Die Mobile Beratung für Opfer rechter, rassistischer und antisemitischer Gewalt in Thüringen (ezra) muss für das Jahr 2012 nachträglich ein Todesopfer rechter Gewalt in die Statistik aufnehmen. Dabei handelt es sich um den Mord an einem 59-Jährigen am 16. Juni in Suhl. Der sozial benachteiligte Mann war von drei jungen Männern im Alter zwischen 17 und 24 Jahren in seiner Wohnung überfallen und über mehrere Stunden erniedrigt und gefoltert worden. Schließlich ließen die Angreifer ihn schwer verletzt zurück, sodass er am nächsten Vormittag starb. Im Dezember 2012 begann vor dem Landgericht Meiningen der Prozess gegen zwei 18- und 24-Jährige. Ende Januar diesen Jahres wurden die Brüder wegen Mordes aus niederen Beweggründen und weiteren Straftaten zu Haftstrafen zwischen neun und 11 Jahren verurteilt.

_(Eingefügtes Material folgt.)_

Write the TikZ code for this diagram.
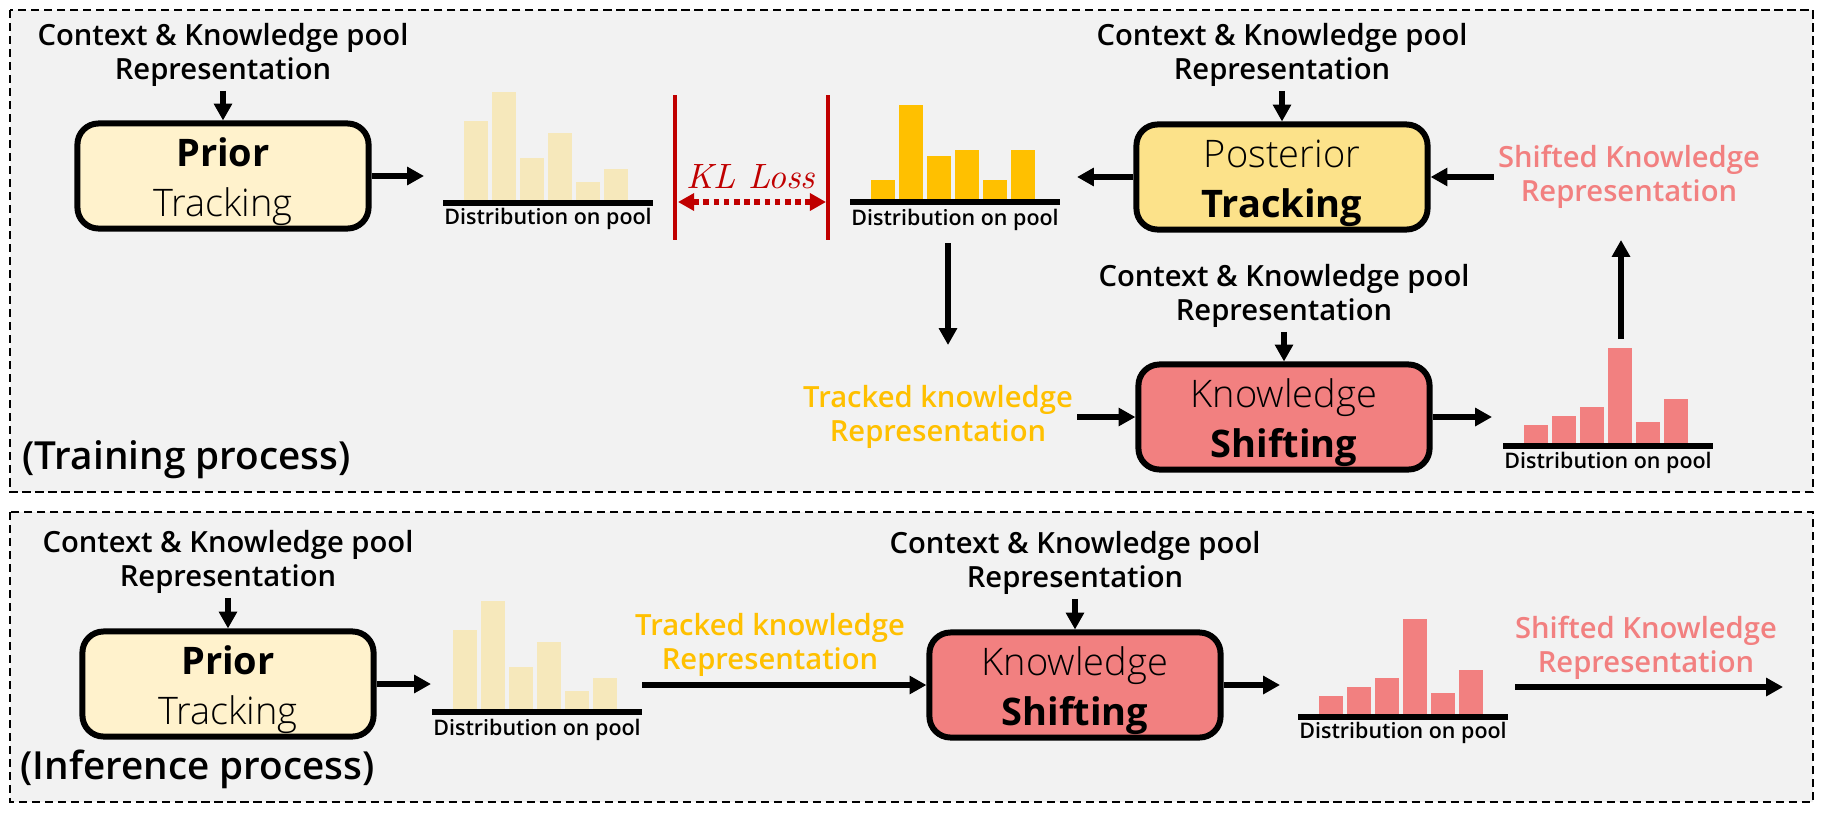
\documentclass[tikz,border=0pt]{standalone}
\usepackage{fontspec}
\setsansfont{Open Sans}
\newfontfamily\lightfont{Open Sans Light}
\newfontfamily\semifont{Open Sans Semibold}
\usetikzlibrary{arrows.meta}

\definecolor{panelgray}{HTML}{F2F2F2}
\definecolor{priorfill}{HTML}{FFF2CC}
\definecolor{postfill}{HTML}{FCE28A}
\definecolor{shiftfill}{HTML}{F28080}
\definecolor{palebar}{HTML}{F6E8BB}
\definecolor{goldbar}{HTML}{FFC000}
\definecolor{klred}{HTML}{C00000}

\begin{document}
\begin{tikzpicture}[x=0.01cm, y=-0.01cm,
    panel/.style={draw, fill=panelgray, line width=0.6pt, dash pattern=on 2.3pt off 1.4pt},
    module/.style={draw, line width=1.7pt, rounded corners=6pt, align=center, minimum width=2.91cm, minimum height=1.05cm, inner sep=0pt, font=\sffamily\fontsize{10.8}{14.2}\selectfont},
    input text/.style={align=center, inner sep=1pt, font=\semifont\fontsize{8.3}{9.7}\selectfont},
    dist text/.style={inner sep=0pt, font=\semifont\fontsize{6.1}{7}\selectfont},
    stage text/.style={anchor=west, inner sep=0pt, font=\semifont\fontsize{11}{13}\selectfont},
    arr/.style={line width=1.6pt, -{Triangle[length=4.8pt, width=5pt]}},
    kl line/.style={klred, line width=0.9pt},
    kl arr/.style={klred, line width=1.5pt, dash pattern=on 1.6pt off 1.3pt, {Triangle[length=4.6pt, width=4.8pt]}-{Triangle[length=4.6pt, width=4.8pt]}}]
    \useasboundingbox (0,0) rectangle (1821,812);

    % panels
    \draw[panel] (10,10) rectangle (1813,492);
    \draw[panel] (10,512) rectangle (1813,802);

    % ---------- training ----------
    \node[input text] (ctx1) at (223,55) {Context \& Knowledge pool\\Representation};
    \node[module, fill=priorfill] (prior1) at (223,176) {\rule{0pt}{11.5pt}{\bfseries Prior}\\{\lightfont Tracking}};
    \draw[arr] (ctx1) -- (prior1);
    \coordinate (p1out) at (424,176);
    \draw[arr] (prior1) -- (p1out);

    \foreach \h [count=\i] in {79,108,42,67,18,31}
        \fill[palebar] ({443+21+28*(\i-1)},200) rectangle +(24,-\h);
    \fill (443,200) rectangle (653,206);
    \node[dist text] (dist1) at (548,219) {Distribution on pool};

    \draw[kl line] (675,95) -- (675,240);
    \draw[kl line] (828,95) -- (828,240);
    \coordinate (klL) at (678,202);
    \coordinate (klR) at (826,202);
    \draw[kl arr] (klL) -- (klR);
    \node[text=klred, font=\rmfamily\itshape\fontsize{10}{11}\selectfont] (kl) at (751,177) {KL Loss};

    \foreach \h [count=\i] in {19,94,43,49,19,49}
        \fill[goldbar] ({850+21+28*(\i-1)},199) rectangle +(24,-\h);
    \fill (850,199) rectangle (1060,205);
    \node[dist text] (dist2) at (955,220) {Distribution on pool};

    \node[input text] (ctx2) at (1282,55) {Context \& Knowledge pool\\Representation};
    \node[module, fill=postfill] (post) at (1282,177) {\rule{0pt}{11.5pt}{\lightfont Posterior}\\{\bfseries Tracking}};
    \draw[arr] (ctx2) -- (post);
    \coordinate (postout) at (1077,177);
    \draw[arr] (post) -- (postout);

    \node[input text, text=shiftfill] (shifted1) at (1629,177) {Shifted Knowledge\\Representation};
    \draw[arr] (shifted1) -- (post);

    \coordinate (down1) at (948,243);
    \coordinate (down2) at (948,345);
    \draw[arr] (down1) -- (down2);

    \node[input text] (ctx3) at (1284,296) {Context \& Knowledge pool\\Representation};
    \node[module, fill=shiftfill] (shift1) at (1284,417) {\rule{0pt}{11.5pt}{\lightfont Knowledge}\\{\bfseries Shifting}};
    \draw[arr] (ctx3) -- (shift1);
    \node[input text, text=goldbar] (tracked1) at (938,417) {Tracked knowledge\\Representation};
    \draw[arr] (tracked1) -- (shift1);
    \coordinate (s1out) at (1492,417);
    \draw[arr] (shift1) -- (s1out);

    \foreach \h [count=\i] in {18,27,36,95,21,44}
        \fill[shiftfill] ({1503+21+28*(\i-1)},443) rectangle +(24,-\h);
    \fill (1503,443) rectangle (1713,449);
    \node[dist text] (dist3) at (1608,463) {Distribution on pool};
    \coordinate (up1) at (1621,339);
    \coordinate (up2) at (1621,240);
    \draw[arr] (up1) -- (up2);

    \node[stage text] (train) at (22,460) {(Training process)};

    % ---------- inference ----------
    \node[input text] (ctx4) at (228,562) {Context \& Knowledge pool\\Representation};
    \node[module, fill=priorfill] (prior2) at (228,684) {\rule{0pt}{11.5pt}{\bfseries Prior}\\{\lightfont Tracking}};
    \draw[arr] (ctx4) -- (prior2);
    \coordinate (p2out) at (431,684);
    \draw[arr] (prior2) -- (p2out);

    \foreach \h [count=\i] in {79,108,42,67,18,31}
        \fill[palebar] ({432+21+28*(\i-1)},709) rectangle +(24,-\h);
    \fill (432,709) rectangle (642,715);
    \node[dist text] (dist4) at (537,730) {Distribution on pool};

    \node[input text, text=goldbar] (tracked2) at (770,645) {Tracked knowledge\\Representation};
    \coordinate (t2in) at (642,685);
    \node[input text] (ctx5) at (1075,563) {Context \& Knowledge pool\\Representation};
    \node[module, fill=shiftfill] (shift2) at (1075,685) {\rule{0pt}{11.5pt}{\lightfont Knowledge}\\{\bfseries Shifting}};
    \draw[arr] (ctx5) -- (shift2);
    \draw[arr] (t2in) -- (shift2);
    \coordinate (s2out) at (1280,685);
    \draw[arr] (shift2) -- (s2out);

    \foreach \h [count=\i] in {18,27,36,95,21,44}
        \fill[shiftfill] ({1298+21+28*(\i-1)},714) rectangle +(24,-\h);
    \fill (1298,714) rectangle (1508,720);
    \node[dist text] (dist5) at (1403,733) {Distribution on pool};

    \node[input text, text=shiftfill] (shifted2) at (1646,648) {Shifted Knowledge\\Representation};
    \coordinate (finL) at (1515,687);
    \coordinate (finR) at (1783,687);
    \draw[arr] (finL) -- (finR);

    \node[stage text] (infer) at (20,769) {(Inference process)};
\end{tikzpicture}
\end{document}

Jürgen Wollmann, Projektleiter bei ezra, zur Einordnung als Todesopfer rechter Gewalt: „Für uns war zum einen ausschlaggebend, dass der zur Tatzeit 17-Jährige unter anderem wegen des Verwendens von Kennzeichen verfassungswidriger Organisationen gerichtsbekannt war. Außerdem werteten die Täter ihr Opfer in der polizeilichen Vernehmung als ,Penner’ und ,Spinner’ ab. Zudem spricht die unglaubliche Brutalität der Tat, bei der es um die maßlose Erniedrigung des Opfers ging, für einen rechten Hintergrund. Die Täter zeigten weder Reue noch Mitgefühl im Gerichtsverfahren. Der Hintergrund der Tat war ihre Überzeugung.“
Die Thüringer Opferberatung war auf den Mord durch die Berichterstattung über den Gerichtsprozess aufmerksam geworden. „Der Fall zeigt die tödliche Dimension von rechter Gewalt. Hier musste ein Mensch aufgrund von sozialdarwinistischer Ideologie sterben. Die Täter hielten das Leben ihres Opfers aufgrund seiner sozialen Benachteiligung für lebensunwert. Die letzte Konsequenz dieser Ideologie beinhaltet die Ermordung von Menschen“, so Wollmann. „Unser ganzes Mitgefühl und unsere Solidarität gilt den Hinterbliebenen“, betont der Projektleiter von ezra. Trägerin der Opferberatung ist die Evangelische Kirche in Mitteldeutschland (EKM).
Hintergrund:
Gewalt gegen sozial benachteiligte Menschen kann nach dem Beschluss der Ständigen Konferenz der Innenminister und -senatoren des Bundes und der Länder (IMK) aus dem Jahr 2001 als Tatmotiv mit politischer Motivation gewertet werden. Im Urteil findet sich der rechte Hintergrund der Tat nicht wieder. Deswegen wird er auch keinen Eingang in die von der Bundesregierung geführte Statistik von Todesopfern rechter Gewalt finden. Alternativ dazu führen Journalisten und Journalistinnen von „Tagesspiegel“ und „Zeit“ sowie von der Amadeu-Antonio-Stiftung unabhängige Listen über die Todesopfer rechter Gewalt seit 1990.